Here is a question about two definitions. They are the following:

Definition 1. Let $\displaystyle k$ be a fixed algebraically closed field. If $\displaystyle X, Y$ are two affine varieties, a morphism $\displaystyle \phi : X \rightarrow Y$ is a continuous map such that for every open set $\displaystyle V \subseteq Y$, and for every regular function $\displaystyle f : V \rightarrow k$, the function $\displaystyle f \circ \phi : \phi^{-1}(V) \rightarrow k$ is regular.

Definition 2. A map $\displaystyle f : X \rightarrow Y$ between two affine varieties $\displaystyle X \subseteq \mathbb{A}^m$ and $\displaystyle Y \subseteq \mathbb{A}^n$ is called a morphism if there exists $\displaystyle n$ polynomials $\displaystyle f_1, \ldots, f_n \in k[x_1, \ldots, x_m]$ such that $\displaystyle f(x)=(f_1(x), \ldots, f_n(x))$ for all $\displaystyle x =(x_1, \ldots, x_m) \in X$.

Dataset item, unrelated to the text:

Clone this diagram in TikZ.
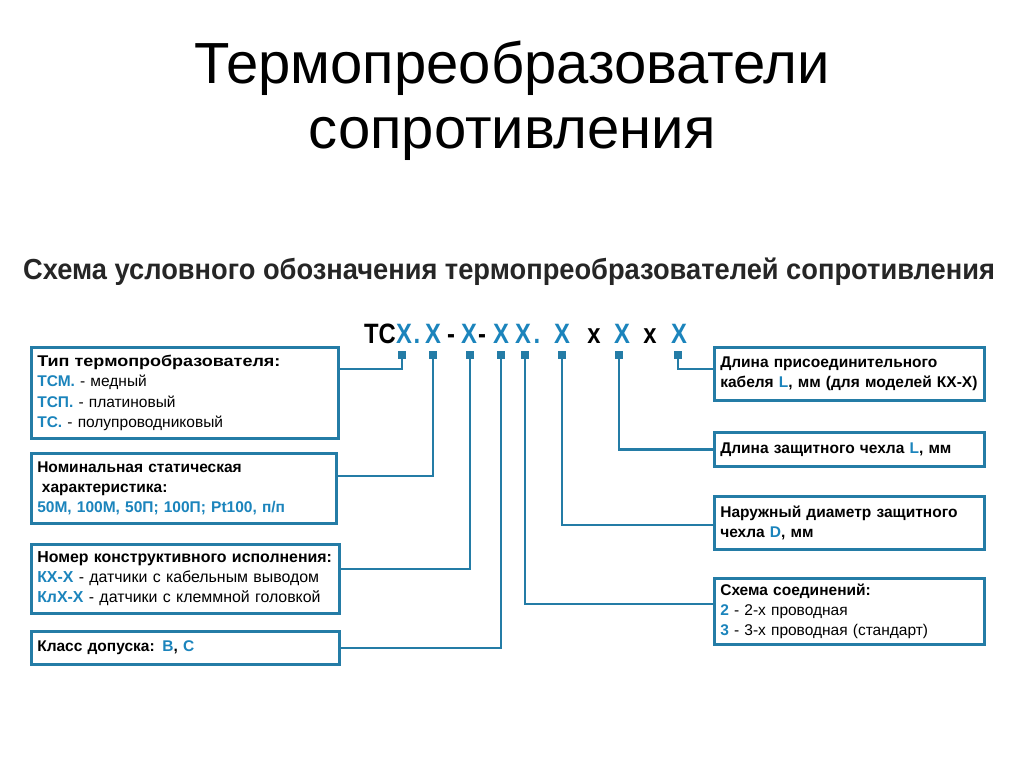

These are two definitions from different textbooks: Hartshorne, Algebraic Geometry, and Mumford, Algebraic Geometry I. Are these definitions equivalent or a similar restatement of them equivalent? If so, how do you prove that they are equivalent? I believe that they are equivalent but I do not see how to prove this. Thanks for your help.